**Available data**
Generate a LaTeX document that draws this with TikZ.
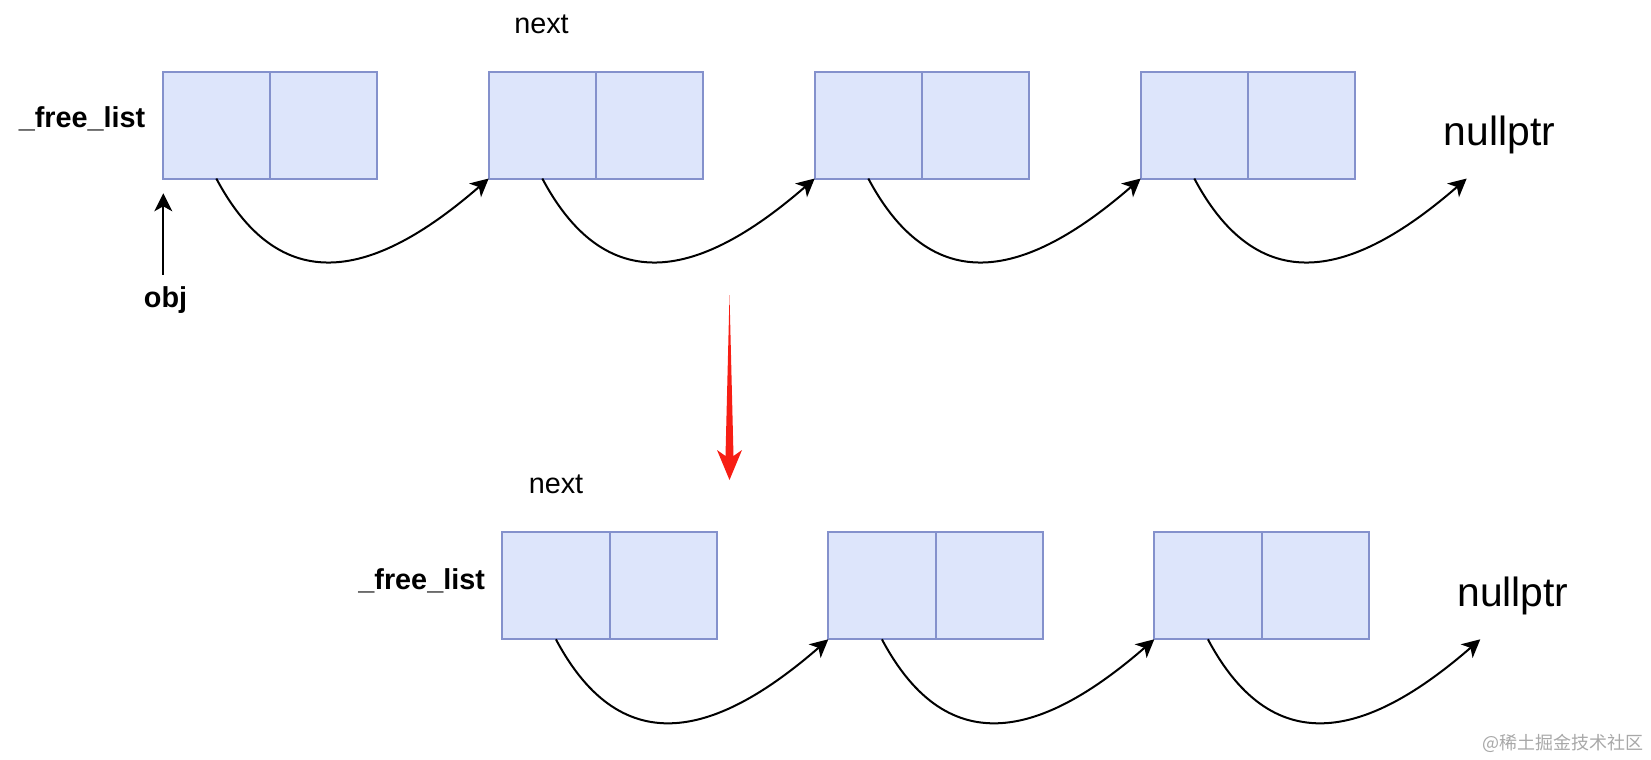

* * *

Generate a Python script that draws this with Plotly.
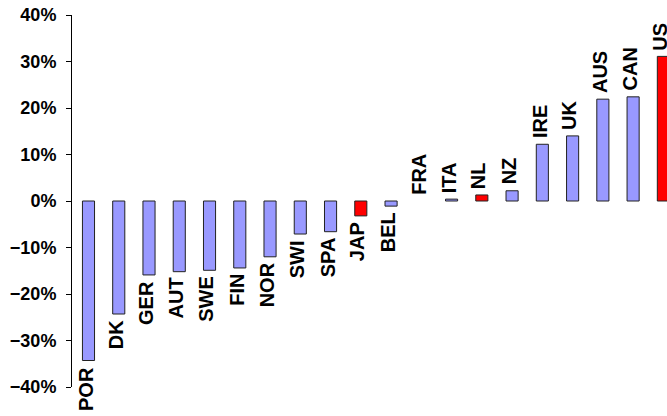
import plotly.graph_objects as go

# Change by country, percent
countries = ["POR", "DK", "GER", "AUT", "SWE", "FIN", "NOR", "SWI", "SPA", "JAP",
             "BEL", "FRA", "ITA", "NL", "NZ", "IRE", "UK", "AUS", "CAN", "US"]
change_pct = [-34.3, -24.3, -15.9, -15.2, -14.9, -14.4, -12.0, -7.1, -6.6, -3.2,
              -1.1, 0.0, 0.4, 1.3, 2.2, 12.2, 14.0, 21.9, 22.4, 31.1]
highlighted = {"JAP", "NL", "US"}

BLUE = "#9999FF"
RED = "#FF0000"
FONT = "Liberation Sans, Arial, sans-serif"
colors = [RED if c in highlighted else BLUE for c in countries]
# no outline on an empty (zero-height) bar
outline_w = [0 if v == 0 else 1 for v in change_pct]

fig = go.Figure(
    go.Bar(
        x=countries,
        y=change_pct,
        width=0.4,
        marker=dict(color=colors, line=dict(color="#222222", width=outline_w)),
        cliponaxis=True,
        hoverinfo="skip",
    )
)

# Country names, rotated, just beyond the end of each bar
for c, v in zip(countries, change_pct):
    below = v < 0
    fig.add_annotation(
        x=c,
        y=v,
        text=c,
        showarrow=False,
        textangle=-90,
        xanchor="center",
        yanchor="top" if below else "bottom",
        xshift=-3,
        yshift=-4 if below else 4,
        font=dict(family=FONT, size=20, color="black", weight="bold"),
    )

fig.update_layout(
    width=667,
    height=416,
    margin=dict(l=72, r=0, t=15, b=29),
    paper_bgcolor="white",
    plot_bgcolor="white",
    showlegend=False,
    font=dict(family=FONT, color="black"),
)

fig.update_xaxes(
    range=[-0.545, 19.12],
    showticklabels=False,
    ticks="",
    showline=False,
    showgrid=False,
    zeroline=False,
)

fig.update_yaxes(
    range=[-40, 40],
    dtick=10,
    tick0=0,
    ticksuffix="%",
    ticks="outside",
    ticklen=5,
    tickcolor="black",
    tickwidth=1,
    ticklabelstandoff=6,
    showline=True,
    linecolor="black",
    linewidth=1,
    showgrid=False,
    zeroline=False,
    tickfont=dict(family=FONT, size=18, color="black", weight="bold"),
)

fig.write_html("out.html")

**Aim of the task**
Only the number is needed: state how many lines in the listing contain "Generate".

**Completed task**
2